Local History by Seán Beattie

Archaeology, Malin, Uncategorised

Cist Graves of Trabreaga, Malin

Seán Beattie

Sixty years ago this September coming (1961), a group of Council workers were working in a quarry set in a dune landscape, 200 yards behind Lagg Presbyterian church. The quarry can still be seen today from the church grounds. Working with shovels, they came across 3 rectangular box-like stone structures covered by a large flagstone. On opening the first, they found a male skeleton lying in a crouched position; a second slab was raised to reveal a female skeleton, while a third uncovered the remains of a new-born child.

Plans and sections of cists at Drung.

The workers had discovered a family cist burial plot. The landowner contacted Etienne Rynne, an archaeologist from Galway University. He carried out measurements etc., and described the graves as cist graves and proceeded to notify both the gardai and the National Museum in Dublin. The burials were dated to 1,500 BC, the Middle Bronze Age, and were thus 3,500 years old.

The Rock Crystal

Inside one of the cists, he found rock crystal. It was common to bury gems with the dead to support their journey to their pagan version of Heaven. Rich Egyptian kings took their valuables with them in the Pyramids but ordinary folk had less to offer. The Qin Dynasty in China took an entire army of thousands of terracotta soldiers. It is still common today to place mementos of the dead in coffins before they leave home.

The Pygmy Cup

Perhaps the most interesting object was the Pygmy Cup, made of baked clay found in many parts of Inishowen. It is amazing to see the art work on the exterior – triangles, circles, hash marks of a symbolic value. It is surprising to think that this level of artistic and technical skill was around 3,500 years ago!

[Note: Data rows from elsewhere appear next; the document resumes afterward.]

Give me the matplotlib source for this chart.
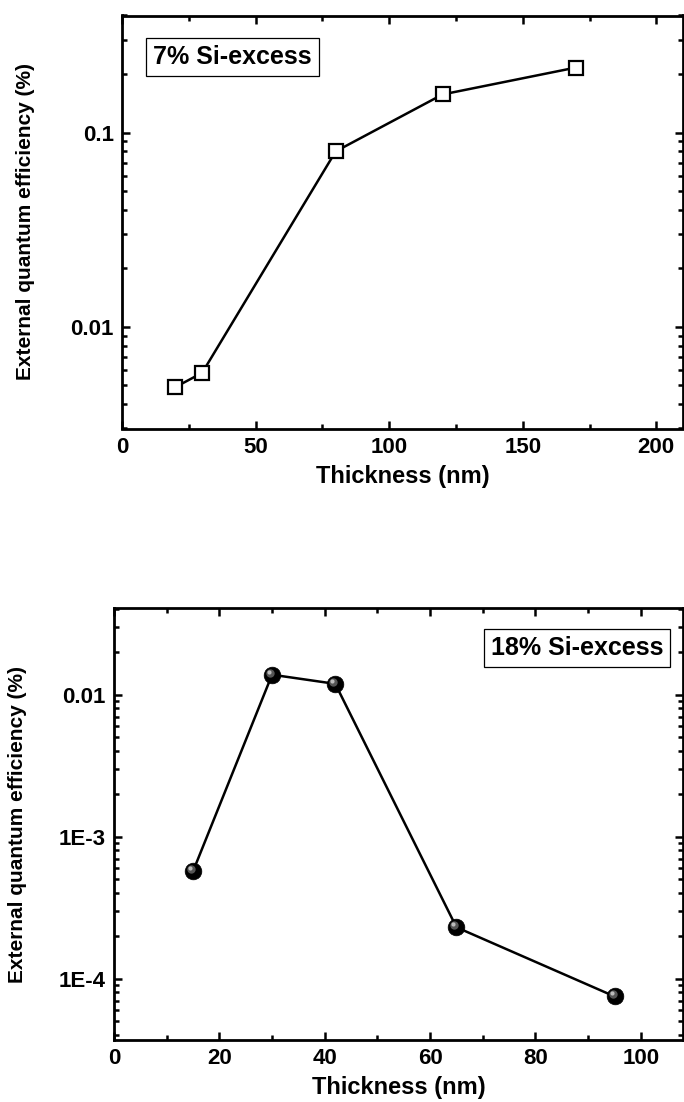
"""
EQE vs. layer thickness for 7% and 18% Si-excess devices
"""

import matplotlib
matplotlib.use("Agg")
import matplotlib.pyplot as plt
import matplotlib.transforms as mtransforms
import numpy as np
from matplotlib.ticker import FixedLocator, LogLocator, MultipleLocator, NullFormatter

# 7% Si-excess
thick_7 = [20, 30, 80, 120, 170]
eqe_7 = [0.0049, 0.0058, 0.080, 0.157, 0.216]

# 18% Si-excess
thick_18 = [15, 30, 42, 65, 95]
eqe_18 = [5.7e-4, 0.0138, 0.0119, 2.3e-4, 7.5e-5]

top_yticks = [0.01, 0.1]
top_ylabels = ["0.01", "0.1"]
bot_yticks = [1e-4, 1e-3, 1e-2]
bot_ylabels = ["1E-4", "1E-3", "0.01"]

plt.rcParams["font.family"] = ["Liberation Sans", "DejaVu Sans"]
plt.rcParams["font.weight"] = "bold"

fig = plt.figure(figsize=(6.84, 11.02), dpi=100)
W, H = 684, 1102


def add_axes_px(left, top, right, bottom):
    return fig.add_axes([left / W, 1 - bottom / H, (right - left) / W, (bottom - top) / H])


def style_axes(ax):
    for sp in ax.spines.values():
        sp.set_linewidth(2.0)
    ax.tick_params(which="both", direction="in", width=1.8, top=True, right=True,
                   labelsize=16, pad=6)
    ax.tick_params(which="major", length=6)
    ax.tick_params(which="minor", length=3.5)
    for lab in ax.get_xticklabels() + ax.get_yticklabels():
        lab.set_fontweight("bold")


# Top panel
ax1 = add_axes_px(122, 15.5, 683, 428.5)
ax1.plot(thick_7, eqe_7, "-", color="black", lw=1.8, marker="s", ms=9.5,
         mfc="white", mec="black", mew=1.6)
ax1.set_yscale("log")
ax1.set_xlim(0, 210)
ax1.set_ylim(0.003, 0.4)
ax1.xaxis.set_major_locator(MultipleLocator(50))
ax1.xaxis.set_minor_locator(MultipleLocator(25))
ax1.yaxis.set_major_locator(FixedLocator(top_yticks))
ax1.set_yticklabels(top_ylabels)
ax1.yaxis.set_minor_locator(LogLocator(base=10, subs=np.arange(2, 10)))
ax1.yaxis.set_minor_formatter(NullFormatter())
style_axes(ax1)
ax1.set_xlabel("Thickness (nm)", fontsize=17, fontweight="bold", labelpad=5)
ax1.set_ylabel("External quantum efficiency (%)", fontsize=15, fontweight="bold")
ax1.yaxis.set_label_coords(-0.155, 0.5)
ax1.text(0.0553, 0.929, "7% Si-excess", transform=ax1.transAxes, fontsize=18,
         fontweight="bold", ha="left", va="top",
         bbox=dict(boxstyle="square,pad=0.28", fc="white", ec="black", lw=0.9))

# Bottom panel
ax2 = add_axes_px(114, 608.3, 683, 1040)
ax2.plot(thick_18, eqe_18, "-", color="black", lw=1.8, zorder=2)
# shaded sphere markers
ax2.plot(thick_18, eqe_18, "o", ms=12, mfc="black", mec="black", mew=0.5, ls="none", zorder=3)
shift = mtransforms.offset_copy(ax2.transData, fig=fig, x=-2, y=2, units="dots")
ax2.plot(thick_18, eqe_18, "o", ms=6, mfc="#555555", mec="none", ls="none",
         transform=shift, zorder=4)
shift2 = mtransforms.offset_copy(ax2.transData, fig=fig, x=-3, y=3, units="dots")
ax2.plot(thick_18, eqe_18, "o", ms=3, mfc="#bbbbbb", mec="none", ls="none",
         transform=shift2, zorder=5)
ax2.set_yscale("log")
ax2.set_xlim(0, 108)
ax2.set_ylim(3.7e-5, 0.0405)
ax2.xaxis.set_major_locator(MultipleLocator(20))
ax2.xaxis.set_minor_locator(MultipleLocator(10))
ax2.yaxis.set_major_locator(FixedLocator(bot_yticks))
ax2.set_yticklabels(bot_ylabels)
ax2.yaxis.set_minor_locator(LogLocator(base=10, subs=np.arange(2, 10)))
ax2.yaxis.set_minor_formatter(NullFormatter())
style_axes(ax2)
ax2.set_xlabel("Thickness (nm)", fontsize=17, fontweight="bold", labelpad=5)
ax2.set_ylabel("External quantum efficiency (%)", fontsize=15, fontweight="bold")
ax2.yaxis.set_label_coords(-0.153, 0.5)
ax2.text(0.9657, 0.936, "18% Si-excess", transform=ax2.transAxes, fontsize=18,
         fontweight="bold", ha="right", va="top",
         bbox=dict(boxstyle="square,pad=0.28", fc="white", ec="black", lw=0.9))

plt.savefig("out.png", dpi=100)
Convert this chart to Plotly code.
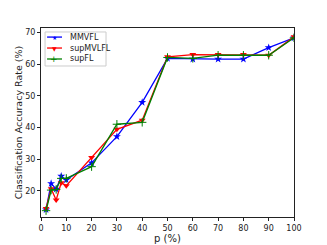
import plotly.graph_objects as go

p = [2, 4, 6, 8, 10, 20, 30, 40, 50, 60, 70, 80, 90, 100]
mmvfl = [14.0, 22.3, 20.5, 24.6, 23.4, 28.8, 37.1, 47.9, 61.8, 61.6, 61.6, 61.6, 65.2, 68.3]
supmvlfl = [14.4, 20.6, 17.1, 22.5, 21.6, 30.5, 39.4, 42.3, 62.3, 63.0, 63.0, 63.0, 62.8, 68.6]
supfl = [13.7, 20.2, 20.4, 23.9, 23.9, 27.6, 41.0, 41.6, 62.1, 61.8, 62.8, 62.8, 62.8, 68.3]
names = ["MMVFL", "supMVLFL", "supFL"]
xticks = [0, 10, 20, 30, 40, 50, 60, 70, 80, 90, 100]
yticks = [20, 30, 40, 50, 60, 70]

colors = ["#0000ff", "#ff0000", "#008000"]
symbols = ["star", "triangle-down", "cross-thin"]
glyphs = ["★", "▼", "+"]

fig = go.Figure()
for name, vals, c, s in zip(names, [mmvfl, supmvlfl, supfl], colors, symbols):
    mk = dict(symbol=s, size=6, color=c)
    if s == "cross-thin":
        mk["line"] = dict(color=c, width=1)
    fig.add_trace(go.Scatter(x=p, y=vals, name=name, mode="lines+markers",
                             line=dict(color=c, width=1.3), marker=mk, showlegend=False))

axis_common = dict(showline=True, linecolor="#222", linewidth=1, mirror=True,
                   ticks="outside", ticklen=3, tickcolor="#222", showgrid=False,
                   zeroline=False, automargin=False, tickfont=dict(size=8, color="#222"))
fig.update_xaxes(range=[0, 100], tickvals=xticks,
                 title=dict(text="p (%)", font=dict(size=10, color="#222"), standoff=2),
                 **axis_common)
fig.update_yaxes(range=[11.7, 71.4], tickvals=yticks,
                 title=dict(text="Classification Accuracy Rate (%)", font=dict(size=9.5, color="#222"), standoff=0),
                 **axis_common)

# compact legend drawn as layout decorations
shapes = [dict(type="rect", xref="paper", yref="paper", x0=0.016, x1=0.257, y0=0.799, y1=0.979,
               line=dict(color="#cccccc", width=1), fillcolor="white", layer="above")]
annotations = []
leg_y = [0.952, 0.894, 0.836]
for name, c, g, ly in zip(names, colors, glyphs, leg_y):
    shapes.append(dict(type="line", xref="paper", yref="paper", x0=0.024, x1=0.083, y0=ly, y1=ly,
                       line=dict(color=c, width=1.3), layer="above"))
    annotations.append(dict(xref="paper", yref="paper", x=0.053, y=ly, text=g, showarrow=False,
                            font=dict(size=6 if g != "+" else 9, color=c), xanchor="center", yanchor="middle"))
    annotations.append(dict(xref="paper", yref="paper", x=0.105, y=ly, text=name, showarrow=False,
                            font=dict(size=8, color="#222"), xanchor="left", yanchor="middle"))

fig.update_layout(width=327, height=245, margin=dict(l=41, r=33, t=28, b=28),
                  paper_bgcolor="white", plot_bgcolor="white",
                  font=dict(family="DejaVu Sans", color="#222"),
                  showlegend=False, shapes=shapes, annotations=annotations)
fig.write_html("out.html", config={"displayModeBar": False},
               post_script="document.body.style.margin='0';")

Similar funerary urns have been found in the county. One was discovered at Bocan Stone Circle while three were located in a cist grave at Bredagh Glen and are now on display in the National Museum in Dublin. Thus, we learn of a pagan civilization that was thriving here in distant millennia. The urns or cups carried food as gifts to the gods who managed the affairs of the underworld.


The townland outside Malin is known as Drung, indicating a place of assembly in ancient times, when war threatened or some natural disaster. So it is significant that the burials took place at this key location.

And the final question: who was this family? Answer –  we don’t know. Looking at the location (Drung), the objects found (rock crystal and Pygmy Cup), the nature of the ritual burying (body folded in death), the art and technology on display (ornamentation and baking), Etienne Rynne concluded that it was a family that had come ashore after a long sea voyage seeking refuge in Trabreaga Bay. They found peace for 3,500 years; now they lie in our National Museum in Dublin.

I visited the site recently. The quarry is still open (on private land) and the cuts in the dunes can be seen from the road when driving past. There are no other markings on this site which once revealed so much about our heritage: another great secret on the Wild Atlantic Way, the mysterious religious beliefs, the sheer technical and artistic skills, the presence of ritual, the existence of a druidic cult, and above all, a deep respect for the dead.  

Perhaps there is a connection between this pagan culture and our own, as expressed, for example on Graveyard Sunday in Christian terms.